I agree, the extended precision must be applied carefully, to the parts where ill-conditioning is observed (cancellation, accumulating rounding errors, etc.). Or to verify the results and study asymptotic properties of the algorithms.

Yes, true. But that method is not super quick. It requires more coding.

Presently, mp.Digits(34) is a special case that instructs MCT to use hardware microinstructions.

Why cannot mp.Digits(16) be similarly reserved to invoke double precision hardware microinstructions?

Presently, mp.Digits(16) is more precise than double precision. But the same is not true for mp.Digits(34);

i.e,had you not invoked hardware microinstructions in that case, then mp.Digits(34) would be more precise than it is now (but slower).In summary, I think mp.Digits(16) should invoke hardware microinstructions just as mp.Digits(34) does.

Simple switching to using hardware "double" instructions is impossible. MATLAB, Intel, etc. have been working on implementing "double" precision math functions for decades. To make it efficient, fast, with small memory footprint, to utilize CPU cores, etc. etc. This is enormous work, very difficult to replicate.

We are focusing on doing the same for arbitrary precision computations - to make them as fast as possible on modern CPU. This requires a lot of efforts from deriving new algorithms capable of doing extended precision to low-level software optimizations. The algorithms and code are inherently created for arbitrary precision. No simple switching to "double" is possible. We have been working on this for more than 10 years with long todo list for the next 10 years :)
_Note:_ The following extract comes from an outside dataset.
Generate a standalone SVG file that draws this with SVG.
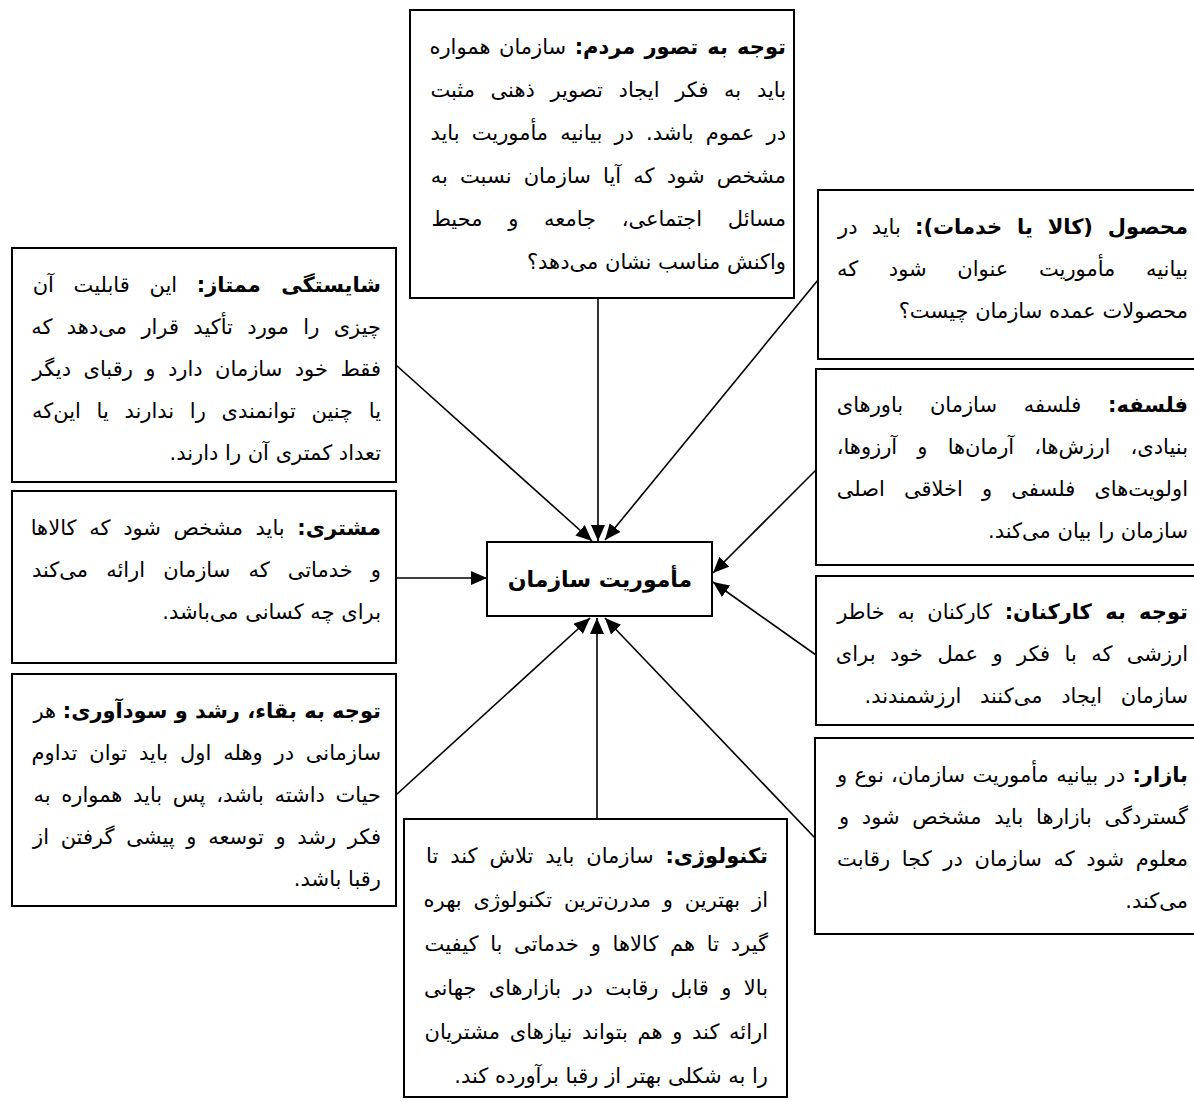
<svg xmlns="http://www.w3.org/2000/svg" width="1194" height="1102" viewBox="0 0 1194 1102">
<style>
.box{fill:#fff;stroke:#000;stroke-width:2}
.t{font-family:"DejaVu Sans",sans-serif;font-size:21px;fill:#000}
.b{font-weight:bold}
.c{font-family:"DejaVu Sans",sans-serif;font-size:22px;font-weight:bold;fill:#000}
.conn{stroke:#000;stroke-width:1.6;fill:none}
</style>
<defs>
<marker id="arr" markerWidth="16" markerHeight="14" refX="16" refY="7" orient="auto" markerUnits="userSpaceOnUse"><path d="M0,0 L16,7 L0,14 z" fill="#000"/></marker>
</defs>
<rect width="1194" height="1102" fill="#fff"/>
<g id="connectors">
<path class="conn" d="M598,298 L598,541" marker-end="url(#arr)"/>
<path class="conn" d="M396,365 L592,541" marker-end="url(#arr)"/>
<path class="conn" d="M818,280 L605,540" marker-end="url(#arr)"/>
<path class="conn" d="M396,578 L487,578" marker-end="url(#arr)"/>
<path class="conn" d="M816,470 L713,573" marker-end="url(#arr)"/>
<path class="conn" d="M816,655 L713,582" marker-end="url(#arr)"/>
<path class="conn" d="M815,838 L605,618" marker-end="url(#arr)"/>
<path class="conn" d="M597,819 L597,618" marker-end="url(#arr)"/>
<path class="conn" d="M396,795 L590,618" marker-end="url(#arr)"/>
</g>
<g id="center">
<rect class="box" x="487" y="542" width="225" height="74"/>
<text class="c" x="600" y="587" text-anchor="middle">مأموریت سازمان</text>
</g>
<g id="top">
<rect class="box" x="410" y="10" width="384" height="288"/>
<text class="t" direction="rtl" text-anchor="start">
<tspan x="786" y="54" word-spacing="1.8"><tspan class="b">توجه به تصور مردم:</tspan> سازمان همواره</tspan>
<tspan x="786" y="97" word-spacing="9">باید به فکر ایجاد تصویر ذهنی مثبت</tspan>
<tspan x="786" y="140" word-spacing="5.5">در عموم باشد. در بیانیه مأموریت باید</tspan>
<tspan x="786" y="183" word-spacing="5.5">مشخص شود که آیا سازمان نسبت به</tspan>
<tspan x="786" y="226" word-spacing="19">مسائل اجتماعی، جامعه و محیط</tspan>
<tspan x="786" y="269">واکنش مناسب نشان می&#8204;دهد؟</tspan>
</text>
</g>
<g id="product">
<rect class="box" x="818" y="190" width="390" height="169"/>
<text class="t" direction="rtl" text-anchor="start">
<tspan x="1188" y="234" word-spacing="7.5"><tspan class="b">محصول (کالا یا خدمات):</tspan> باید در</tspan>
<tspan x="1188" y="276" word-spacing="24">بیانیه مأموریت عنوان شود که</tspan>
<tspan x="1188" y="318">محصولات عمده سازمان چیست؟</tspan>
</text>
</g>
<g id="competence">
<rect class="box" x="12" y="248" width="384" height="234"/>
<text class="t" direction="rtl" text-anchor="start">
<tspan x="381" y="292" word-spacing="13"><tspan class="b">شایستگی ممتاز:</tspan> این قابلیت آن</tspan>
<tspan x="381" y="334" word-spacing="7.7">چیزی را مورد تأکید قرار می&#8204;دهد که</tspan>
<tspan x="381" y="376" word-spacing="5.8">فقط خود سازمان دارد و رقبای دیگر</tspan>
<tspan x="381" y="418" word-spacing="9">یا چنین توانمندی را ندارند یا این&#8204;که</tspan>
<tspan x="381" y="460">تعداد کمتری آن را دارند.</tspan>
</text>
</g>
<g id="philosophy">
<rect class="box" x="816" y="369" width="390" height="196"/>
<text class="t" direction="rtl" text-anchor="start">
<tspan x="1188" y="412" word-spacing="20"><tspan class="b">فلسفه:</tspan> فلسفه سازمان باورهای</tspan>
<tspan x="1188" y="454" word-spacing="13.5">بنیادی، ارزش&#8204;ها، آرمان&#8204;ها و آرزوها،</tspan>
<tspan x="1188" y="496" word-spacing="12.5">اولویت&#8204;های فلسفی و اخلاقی اصلی</tspan>
<tspan x="1188" y="538">سازمان را بیان می&#8204;کند.</tspan>
</text>
</g>
<g id="customer">
<rect class="box" x="12" y="491" width="384" height="172"/>
<text class="t" direction="rtl" text-anchor="start">
<tspan x="381" y="535" word-spacing="6"><tspan class="b">مشتری:</tspan> باید مشخص شود که کالاها</tspan>
<tspan x="381" y="577" word-spacing="11.4">و خدماتی که سازمان ارائه می&#8204;کند</tspan>
<tspan x="381" y="619">برای چه کسانی می&#8204;باشد.</tspan>
</text>
</g>
<g id="employees">
<rect class="box" x="816" y="576" width="390" height="149"/>
<text class="t" direction="rtl" text-anchor="start">
<tspan x="1188" y="619" word-spacing="6"><tspan class="b">توجه به کارکنان:</tspan> کارکنان به خاطر</tspan>
<tspan x="1188" y="661" word-spacing="7.7">ارزشی که با فکر و عمل خود برای</tspan>
<tspan x="1188" y="703" word-spacing="12">سازمان ایجاد می&#8204;کنند ارزشمندند.</tspan>
</text>
</g>
<g id="survival">
<rect class="box" x="12" y="674" width="384" height="232"/>
<text class="t" direction="rtl" text-anchor="start">
<tspan x="381" y="718"><tspan class="b">توجه به بقاء، رشد و سودآوری:</tspan> هر</tspan>
<tspan x="381" y="760" word-spacing="5.2">سازمانی در وهله اول باید توان تداوم</tspan>
<tspan x="381" y="802" word-spacing="4">حیات داشته باشد، پس باید همواره به</tspan>
<tspan x="381" y="844" word-spacing="5">فکر رشد و توسعه و پیشی گرفتن از</tspan>
<tspan x="381" y="886">رقبا باشد.</tspan>
</text>
</g>
<g id="market">
<rect class="box" x="815" y="738" width="390" height="196"/>
<text class="t" direction="rtl" text-anchor="start">
<tspan x="1188" y="782" word-spacing="0.7"><tspan class="b">بازار:</tspan> در بیانیه مأموریت سازمان، نوع و</tspan>
<tspan x="1188" y="824" word-spacing="6">گستردگی بازارها باید مشخص شود و</tspan>
<tspan x="1188" y="866" word-spacing="5">معلوم شود که سازمان در کجا رقابت</tspan>
<tspan x="1188" y="908">می&#8204;کند.</tspan>
</text>
</g>
<g id="technology">
<rect class="box" x="404" y="819" width="383" height="278"/>
<text class="t" direction="rtl" text-anchor="start">
<tspan x="768" y="863" word-spacing="5.2"><tspan class="b">تکنولوژی:</tspan> سازمان باید تلاش کند تا</tspan>
<tspan x="768" y="907" word-spacing="5.2">از بهترین و مدرن&#8204;ترین تکنولوژی بهره</tspan>
<tspan x="768" y="951" word-spacing="5">گیرد تا هم کالاها و خدماتی با کیفیت</tspan>
<tspan x="768" y="995" word-spacing="5.7">بالا و قابل رقابت در بازارهای جهانی</tspan>
<tspan x="768" y="1039" word-spacing="3">ارائه کند و هم بتواند نیازهای مشتریان</tspan>
<tspan x="768" y="1083">را به شکلی بهتر از رقبا برآورده کند.</tspan>
</text>
</g>
</svg>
No special hardware instructions exist for quadruple precision. It is all emulated in software using 64-bit integer CPU instructions. We created it exactly because quadruple is not implemented in hardware.

Double precision is already implemented in hardware, and its functionality has been polished very well. So that, for adequate comparison it is better to use existing "double" precision libraries, provided in MATLAB, MKL, etc.